[Editor's Note: Please welcome Anne Marie to the blog! You've probably read her Golden Age Cinema musings before if you've been playing along with Hit Me With Your Best Shot (returning July 3rd!) but here is her first piece for the Film Experience! - Nathaniel]
Happy Gay Pride Week Everyone!
This is Anne Marie, writing to you directly for the first time. Today we have three things to celebrate: Pride Week, the Supreme Court's historic decision against DOMA, and my first chance to write for The Film Experience. If you followed me at all on Hit Me With Your Best Shot, you know that I always love to relate current themes to Old Hollywood. And guess what? I'm going to do it again, this time for Pride Week!
Looking for lesbian icons in Classic Hollywood is not always pleasant... [more]
Hays Code censorship demanded that queer women be portrayed as outright evil, morally bankrupt, and/or ultimately doomed. But for one brief, shining moment in 1931, before the Hays Code forced everybody back into the closet, we got MOROCCO, featuring Marlene Dietrich in a tuxedo, kissing ladies. Swoon.
Everything that’s best about Dietrich is on display here: those cheekbones, that swagger! the curves, the tux, the androgyny! the playful sexuality with a hint of danger! the not-so-stellar singing voice we’ll forgive her for because of the rest of it! To modern eyes, Dietrich’s roguish flirtation and quick kiss may not seem like much, but let’s put it in perspective: Later gay and lesbian characters will be vilified under the Hays Code, but Dietrich is actually applauded. This is because, like modern drag queens, Dietrich plays her sexuality as an act. The kiss, the swagger, and the tux are all part of a carefully constructed persona. When Dietrich tosses the flower to Gary Cooper at the end of the scene, she’s supposedly restoring straight order to the universe, but ultimately the joke is on Cooper; the rest of MOROCCO is mostly forgettable, while this scene has become one of the most iconic moments of queer cinema.

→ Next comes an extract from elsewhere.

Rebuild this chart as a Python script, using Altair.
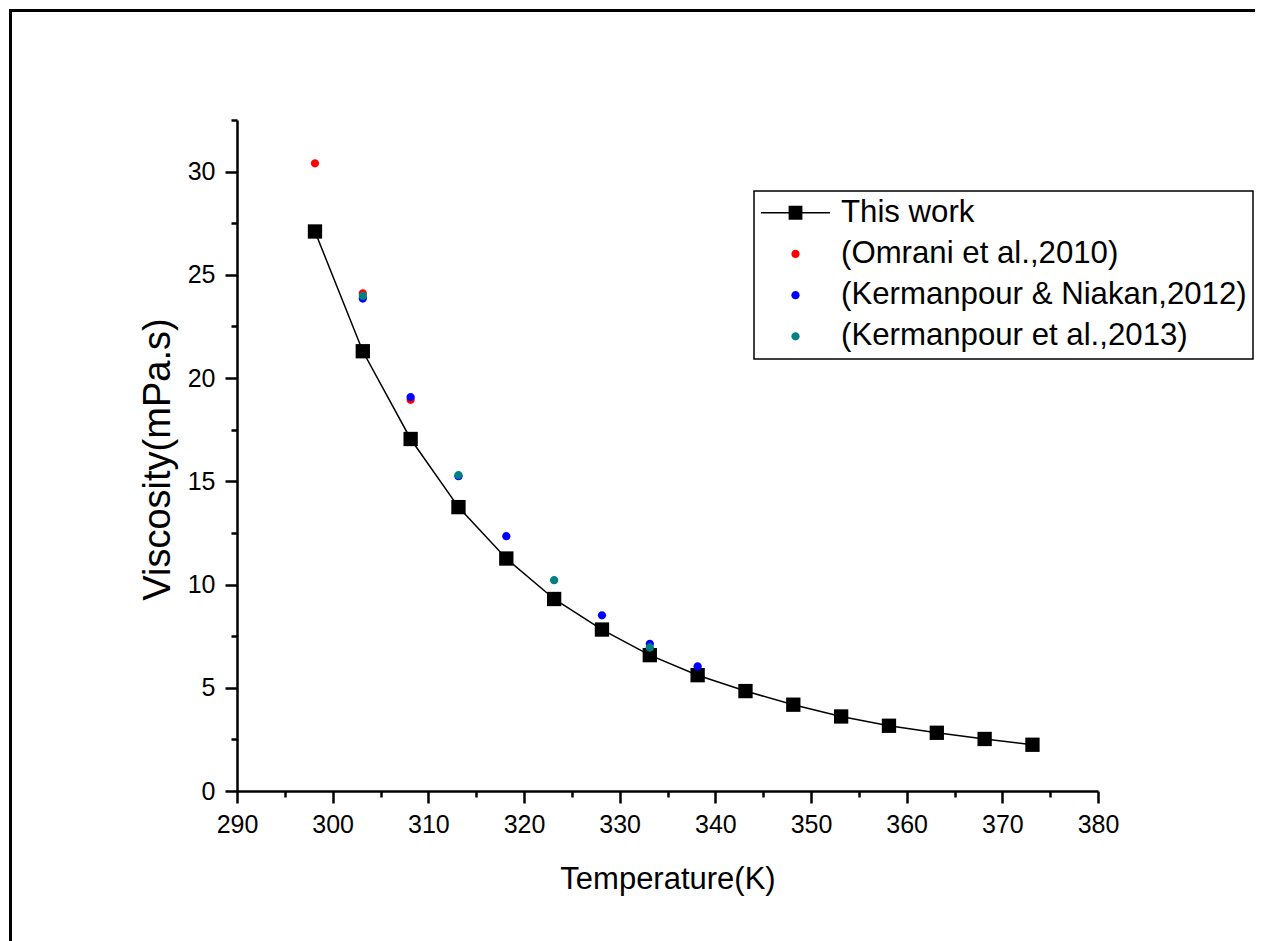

Marlene Dietrich is one of those rare gay and lesbian icons, thanks to her theatrical gender-bending and downright sexiness in tails or taffeta. She has inspired countless later gay icons, including Film Experience-favorite Madonna. (Remember that "Like A Virgin" performance?) Dietrich also inspired a certain dress-loathing Catholic school student to wear a tux to her senior prom in 2006. Alas, my tux-wearing, like Dietrich’s, was halted by interference from the Church, which still does not take kindly to cross-dressing. (That’s not an anti-Catholic joke; that’s a history joke. The Hays Code was started by a Catholic league.)
Beyond mere fashion choices, Marlene Dietrich remains an icon and an inspiration because she lived her life on and offscreen on her own terms. In a time and place mostly unkind to homosexuality, she tossed on a tie and tails, kissed whomever she liked, and made people love her for it. Would that we all could have that kind of swagger.